Invited Talks


Lucia F. Jacobs
University of California, Berkeley


Time: Monday June 20, 11:00 - 12:00

Location: Rackham Auditorium

Title: Disruptive innovation in nature: how the invention of the vertebrate nose led to the reengineering of sensory and navigation systems.

Abstract: Innovation also disrupts biological systems. I will describe how the evolution of the nose upended the course of sensory and motor evolution in vertebrates. There are two major olfactory systems in vertebrates, the ancestral main olfactory system and the more recent vomeronasal system. They differ dramatically in distribution: the main system is almost universally present while the vomeronasal system, robust in most mammals, lizards and snakes, is lost in many taxa such as birds and Old World apes, such as ourselves. I propose the vomeronasal evolved to complement the spatial navigation function of the main olfactory system. I will discuss how the vomeronasal system evolved secondarily to map stimuli across time, thus complementing the main olfactory system's role in mapping stimuli across space. This division of labor arose when the evolution of the nose introduced a novel conflict between respiration and olfaction. I then describe how this conflict led to widespread innovations in motor and sensory evolution in vertebrates.

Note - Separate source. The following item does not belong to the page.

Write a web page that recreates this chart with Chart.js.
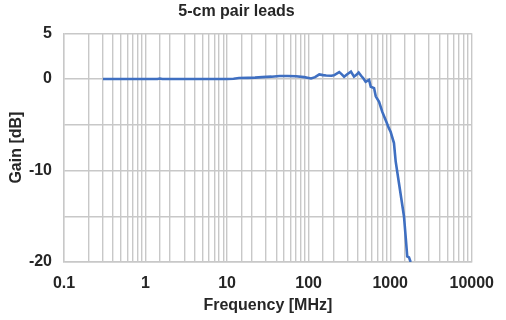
<!DOCTYPE html>
<html>
<head>
<meta charset="utf-8">
<script src="https://cdn.jsdelivr.net/npm/chart.js@4.4.1/dist/chart.umd.min.js"></script>
<style>
  html, body { margin: 0; padding: 0; background: #ffffff; }
  #wrap { width: 506px; height: 320px; }
</style>
</head>
<body>
<div id="wrap"><canvas id="c" width="506" height="320"></canvas></div>
<script>
'use strict';

// ── Datos ─────────────────────────────────────────────────────────────────────

const freqMHz = [
  0.3, 0.5, 0.8, 1.0, 1.4, 1.5, 1.6, 2, 3, 5, 8, 10, 12, 14, 18, 22, 27, 35,
  44, 55, 70, 88, 100, 107, 120, 135, 150, 164, 190, 204, 237, 255, 272, 300,
  330, 360, 385, 410, 440, 470, 500, 551, 578, 634, 665, 730, 800, 881, 966,
  1014, 1112, 1167, 1281, 1475, 1546, 1618, 1700, 1780,
];
const gainDb = [
  0, 0, 0, 0, 0, 0.05, 0, 0, 0, 0, 0, 0, 0.02, 0.1, 0.12, 0.15, 0.2, 0.25,
  0.32, 0.33, 0.3, 0.2, 0.1, 0.05, 0.2, 0.5, 0.42, 0.38, 0.35, 0.4, 0.75, 0.5,
  0.25, 0.55, 0.8, 0.25, 0.45, 0.7, 0.35, 0.05, -0.3, -0.1, -0.85, -1.0, -1.9,
  -2.5, -3.6, -4.5, -5.4, -5.8, -7.0, -9.0, -11.4, -15.0, -17.2, -19.4, -19.5, -20,
];
const xMin = 0.1, xMax = 10000;
const yMin = -20, yMax = 5;
const yLabels = [5, 0, -10, -20];
const xLabels = [0.1, 1, 10, 100, 1000, 10000];

const chartTitle = '5-cm pair leads';
const xTitle = 'Frequency [MHz]';
const yTitle = 'Gain [dB]';

// ── Estilo ────────────────────────────────────────────────────────────────────

const FONT = 'Liberation Sans, Arial, sans-serif';
const TEXT = '#262626';
const GRID = '#c8c8c8';
const LINE = '#3f6fc1';

const isPow10 = v => xLabels.some(p => Math.abs(v - p) / p < 1e-6);

// '' (no null) para que la línea de grilla se mantenga
new Chart(document.getElementById('c'), {
  type: 'line',
  data: {
    datasets: [{
      data: freqMHz.map((f, i) => ({ x: f, y: gainDb[i] })),
      borderColor: LINE,
      borderWidth: 2.6,
      pointRadius: 0,
      tension: 0,
      fill: false,
    }],
  },
  options: {
    responsive: false,
    animation: false,
    devicePixelRatio: 1,
    layout: { padding: { left: 0, right: 33, top: 0, bottom: 0 } },
    plugins: {
      legend: { display: false },
      tooltip: { enabled: false },
      title: {
        display: true,
        text: chartTitle,
        color: TEXT,
        font: { family: FONT, size: 16, weight: 'bold' },
        padding: { top: 2, bottom: 12 },
      },
    },
    scales: {
      x: {
        type: 'logarithmic',
        min: xMin,
        max: xMax,
        afterFit: s => { s.height = 58; },
        grid: { color: GRID, lineWidth: 1.4, drawTicks: false },
        border: { color: GRID, width: 1.4 },
        ticks: {
          autoSkip: false,
          maxRotation: 0,
          padding: 12,
          color: TEXT,
          font: { family: FONT, size: 16, weight: 'bold' },
          callback: v => isPow10(v) ? String(v) : '',
        },
        title: {
          display: true,
          text: xTitle,
          color: TEXT,
          font: { family: FONT, size: 16, weight: 'bold' },
          padding: { top: 0, bottom: 5 },
        },
      },
      y: {
        min: yMin,
        max: yMax,
        afterFit: s => { s.width = 64; },
        grid: { color: GRID, lineWidth: 1.4, drawTicks: false },
        border: { color: GRID, width: 1.4 },
        ticks: {
          stepSize: 5,
          padding: 12,
          color: TEXT,
          font: { family: FONT, size: 16, weight: 'bold' },
          callback: v => yLabels.includes(v) ? String(v) : '',
        },
        title: {
          display: true,
          text: yTitle,
          color: TEXT,
          font: { family: FONT, size: 16, weight: 'bold' },
          padding: { top: 7, bottom: 0 },
        },
      },
    },
  },
});
</script>
</body>
</html>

Biography: Professor Jacobs heads the Cognitive Biology Lab in the Department of Psychology and the Helen Wills Institute of Neuroscience at the University of California, Berkeley. After training in animal behavior (1978 B.S., Cornell), ecology and evolutionary biology (1987 Ph.D., Princeton) and postdoctoral fellowships in neuroscience (Universities of Toronto, Pittsburgh and Utah), she joined the Berkeley faculty in 1993. Her group focuses on the where to eat, how to navigate and map new terrains and how generally to integrate diverse sources of information to make adaptive decisions in uncertain environments. Animal species include humans, search dogs and rodents (domestic and wild). Her theoretical work on navigation focuses on the evolution of limbic structures (hippocampus, olfactory systems) and their integrated role in spatial navigation. She is the recipient of a NSF CAREER award, Hellman Junior Faculty Award, Prytanean Faculty Award, Mary Rennie Epilepsy Award and a 2015 NSF Ideas Lab Collaborative Grant for olfactory navigation. She has published over 50 papers in the fields of animal behavior, animal cognition, behavioral neuroscience and brain and behavioral evolution.